Once the assembly of the cross elements begins I tend to concentrate on the front seat rail, letting the rear seat rail and the crest rail dimensions be established with tacking strips.  For the front seat rail the rasp is critical for two distinct steps.  First the curved surface of the end lap joints must be shaped to fit the underside of the serpentine leg element.  Though most of this step is accomplished with a saw and  chisel, the final fitting is fastest with the Shinto rasp.

Then, once the stock is fitted and affixed in place I remove the most of the square shoulders of the excess with a block plane but the configuration of space and the element means that the heavy lifting for roughing the shape (and the embedded half-blind dovetailed seat slats) falls to the rasp.

Fitting the crest rail to the tops of the serpentine pieces is a mix of saw and Shinto rasp, but the actual sculpting of the crest rail shape is accomplished through a combination of spokeshaves and the Ariou rasp, followed up with the pair of Iawsakis to get a surface ready to paint.

The final place for rasp work is both a “mere detail” and an elegant hallmark of a Gragg chair, the rounded glue block underneath the front of the curved arm and the meta-volute at the bottom terminus of the arm.  With the Ariou rasp I can usually cut these shapes into the square-ish stock in about 5-10 minutes.

Indispensable Gragg Chair Tools – Detail Saws

While not necessarily unique to making Gragg chairs a variety of detail saws are certainly part of several processes in the making of one.

Probably the most peculiar of these is cutting the curved dadoes in the rear seat rail to accept the bentwood seat/back slat elements.  While I know that making the curved bottom configuration of the dado can be achieved in multiple ways perhaps my favorite is to use a Japanese veneer saw, which with its deeply curved cutting edge is very well suited for the task.  One problem I have encountered recently is that I cannot seem to find  source for the saw, so I will probably attempt to make some myself.

One option I have tried is to employ a Japanese mortising saw, with some success.  The problem with this saw is the exceedingly long neck which causes some flopping around of the head.  I’ll probably order another saw and move the handle up next to the head.

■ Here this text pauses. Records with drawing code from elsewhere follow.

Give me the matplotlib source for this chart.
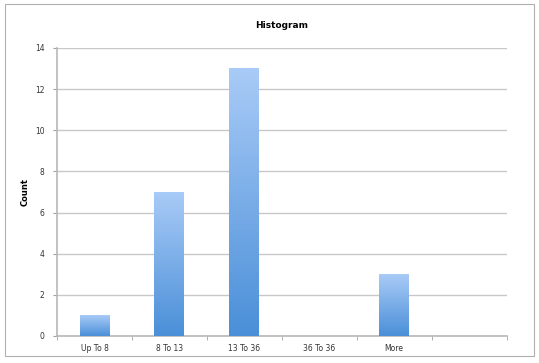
import matplotlib.pyplot as plt
import numpy as np
from matplotlib.patches import Rectangle

bins = ["Up To 8", "8 To 13", "13 To 36", "36 To 36", "More", ""]
counts = [1, 7, 13, 0, 3, 0]

fig = plt.figure(figsize=(5.39, 3.63), dpi=100)
ax = fig.add_axes([0.1058, 0.0744, 0.834, 0.7936])

# outer frame around the chart
fig.patches.append(Rectangle((0.009, 0.02), 0.982, 0.97, transform=fig.transFigure,
                             fill=False, edgecolor="#b0b0b0", linewidth=0.8))

x = np.arange(len(bins))
bars = ax.bar(x, counts, width=0.4, color="none", edgecolor="none", zorder=3)

# vertical gradient inside each bar (light top, darker bottom)
grad = np.linspace(0, 1, 256).reshape(-1, 1)
cmap = plt.matplotlib.colors.LinearSegmentedColormap.from_list("g", ["#4a8fd8", "#a9cbf7"])
for b, c in zip(bars, counts):
    if c == 0:
        continue
    x0 = b.get_x()
    im = ax.imshow(grad, extent=[x0, x0 + b.get_width(), 0, c], origin="lower",
                   aspect="auto", cmap=cmap, zorder=3)
    im.set_clip_path(b)

ax.set_xlim(-0.5, len(bins) - 0.5)
ax.set_ylim(0, 14)
ax.set_yticks(range(0, 15, 2))
ax.set_xticks(x)
ax.set_xticklabels(bins, fontsize=5.5, color="#333333")
ax.set_xticks(np.arange(-0.5, len(bins)), minor=True)
ax.tick_params(axis="x", which="major", length=0, pad=6)
ax.tick_params(axis="x", which="minor", length=3, color="#a0a0a0")
ax.tick_params(axis="y", labelsize=5.5, labelcolor="#333333", length=3, color="#a0a0a0", pad=6)
ax.grid(axis="y", color="#c8c8c8", linewidth=1, zorder=0)
ax.set_axisbelow(True)
for s in ["top", "right"]:
    ax.spines[s].set_visible(False)
for s in ["left", "bottom"]:
    ax.spines[s].set_color("#b8b8b8")
    ax.spines[s].set_linewidth(1.2)

ax.set_ylabel("Count", fontsize=6, fontweight="bold", labelpad=4)
ax.set_title("Histogram", fontsize=6.5, fontweight="bold", pad=14)

fig.savefig("out.png", dpi=100)
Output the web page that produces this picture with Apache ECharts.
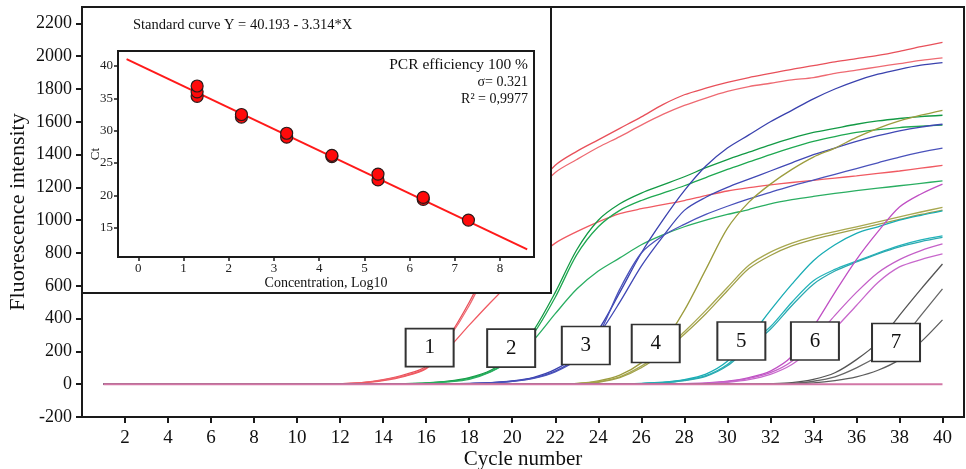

Without having the saw in the tool kit it is possible to cut the margins of the dado with a small Japanese detail saw and then excavate the curved bottom of the groove with a bevel-down bench chisel.  Actually I find myself reaching for the Irwin and Shark saws far more often than I first expected.  Clearly, this Irwin has had a tough life in my carpentry kit, I need to re-cut teeth on it.

 

Elsewhere on the chair there is the need to cut the shoulders of the half blind dovetails on both the front and rear seat rails,

and the tenons on the ends of the back slats to insert their tops into the underside of the crest rail, and to cut the tenons on the ends of the rungs.  For these tasks pretty much any fine back saw will work, I go back and forth between my custom specced Bad Axe (now in their inventory), my treasured old Sears backsaw I bought new in about 1970, and my Japanese dovetail saw.  My habit is to cut the half blind dovetails with the Japanese dovetail saw and all the teeny tenons with the Bad Axe.

Next time – rasps.

Indispensable Gragg Chair Tool #3

One of the more challenging aspects of building a Gragg chair is the need to chop 17 half-blind dovetails for the ends of the seat slats, eleven on the front seat rail and six on the rear seat rail.  Unlike cutting half-blind dovetails in drawers or casework, the workpiece cannot be oriented to be most easy for the workman; these dovetails have to be cut after the chair frame is already assembled due to the fact as I have state before, making a Gragg chair is more akin to composing a sculpture in three dimensions than any other furniture-making exercise I have encountered.  Because of this there is no opportunity to adjust the orientation of the workpiece to the tool and the maker, requiring some contorted tool work.

In my development of techniques for replicating Gragg’s work, reverse engineering as he left no account of his own processes, I found the need for a task-specific dovetailing chisel is requisite.  I’ve tried working with fishtailed gouges, skew chisels, and probably a host of other tools lost in the fog of memory, but have settled on making my own tool which has now been in use for the past several chairs with excellent results.  The key is to make the business end of the tool match precisely the pocket being excavated.

In general there are two primary approaches to the problem, one much more expensive that the other.  The expensiver option is to take a 1/2″ curved fishtail gouge and regrind the tip configuration to match the angles of the pocket being excavated.  This yields an excellent tool for the task.  (Unfortunately, I think this tool fell into a crevice behind the workbench in the video studio and cannot be reclaimed unless I remove the siding on the exterior barn wall, an option I am loathe to even contemplate).

In my case, and probably in yours too, the problem was solved inexpensively by recycling a no-account cheep bench chisel from my scrap tool box.  Yes, alas (?), I keep an inventory of scrap tools along with scrap metal along with scrap ivory along with scrap tortoiseshell along with scrap wood…  Sometimes I think all our shops should just be call “the scrap yard.”  Part of me understands my late father-in-law’s mindset (and my late father’s as well) that it is difficult to dispose of materials that do indeed have utility.  Anyway, I took this old cheap Stanley bench chisel, probably available for a quarter at any tool swap or flea market, and ground away all the material I did not need for the final configuration.  This was an exquisitely efficient expenditure of time as this one tool reduced my time for cutting the half-blind dovetails in, well, half.